Galactic: Scaling End-to-End Reinforcement Learning for Rearrangement at 100k Steps-Per-Second

We present Galactic, a large-scale simulation and reinforcement-learning (RL) framework for robotic mobile manipulation in indoor environments. Specifically, a Fetch robot (equipped with a mobile base, 7DoF arm, RGBD camera, egomotion, and onboard sensing) is spawned in a home environment and asked to rearrange objects - by navigating to an object, picking it up, navigating to a target location, and then placing the object at the target location. Galactic is fast. In terms of simulation speed (rendering + physics), Galactic achieves over 421,000 steps-per-second (SPS) on an 8-GPU node, which is 54x faster than Habitat 2.0 (7699 SPS). More importantly, Galactic was designed to optimize the entire rendering + physics + RL interplay since any bottleneck in the interplay slows down training. In terms of simulation+RL speed (rendering + physics + inference + learning), Galactic achieves over 108,000 SPS, which 88x faster than Habitat 2.0 (1243 SPS). These massive speed-ups not only drastically cut the wall-clock training time of existing experiments, but also unlock an unprecedented scale of new experiments. First, Galactic can train a mobile pick skill to >80% accuracy in under 16 minutes, a 100x speedup compared to the over 24 hours it takes to train the same skill in Habitat 2.0. Second, we use Galactic to perform the largest-scale experiment to date for rearrangement using 5B steps of experience in 46 hours, which is equivalent to 20 years of robot experience. This scaling results in a single neural network composed of task-agnostic components achieving 85% success in GeometricGoal rearrangement, compared to 0% success reported in Habitat 2.0 for the same approach. The code is available at github.com/facebookresearch/galactic.

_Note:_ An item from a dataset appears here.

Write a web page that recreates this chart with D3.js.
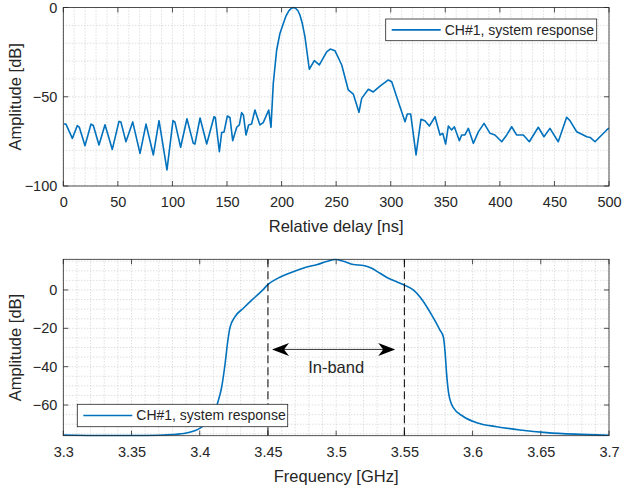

翻译：我们提出Galactic，一个用于室内环境机器人移动操作的大规模仿真与强化学习框架。具体而言，在居家环境中生成一个Fetch机器人（配备移动底盘、7自由度机械臂、RGBD摄像头、自运动感知与机载传感器），要求其通过导航至物体、抓取物体、导航至目标位置并放置物体来完成重排任务。Galactic具有高速特性：在仿真速度（渲染+物理）方面，Galactic在8-GPU节点上达到超过421,000步/秒（SPS），比Habitat 2.0（7,699 SPS）快54倍。更重要的是，Galactic专门优化了渲染、物理与强化学习三者间的交互流程，因为该交互中的任何瓶颈都会拖慢训练速度。在仿真与强化学习联合速度（渲染+物理+推理+学习）方面，Galactic达到超过108,000 SPS，比Habitat 2.0（1,243 SPS）快88倍。这种大幅加速不仅显著缩短了现有实验的墙钟训练时间，还解锁了前所未有的新实验规模。首先，Galactic可在16分钟内将移动抓取技能训练至超过80%的准确率，相比Habitat 2.0训练相同技能所需24小时以上实现了100倍加速。其次，我们利用Galactic在46小时内完成了迄今为止最大规模的基于50亿步经验的重排实验，相当于机器人20年的经验积累。这一规模下，由任务无关组件构成的单一神经网络在几何目标重排中实现了85%的成功率，而Habitat 2.0中采用相同方法报告的成功率为0%。代码已开源至github.com/facebookresearch/galactic。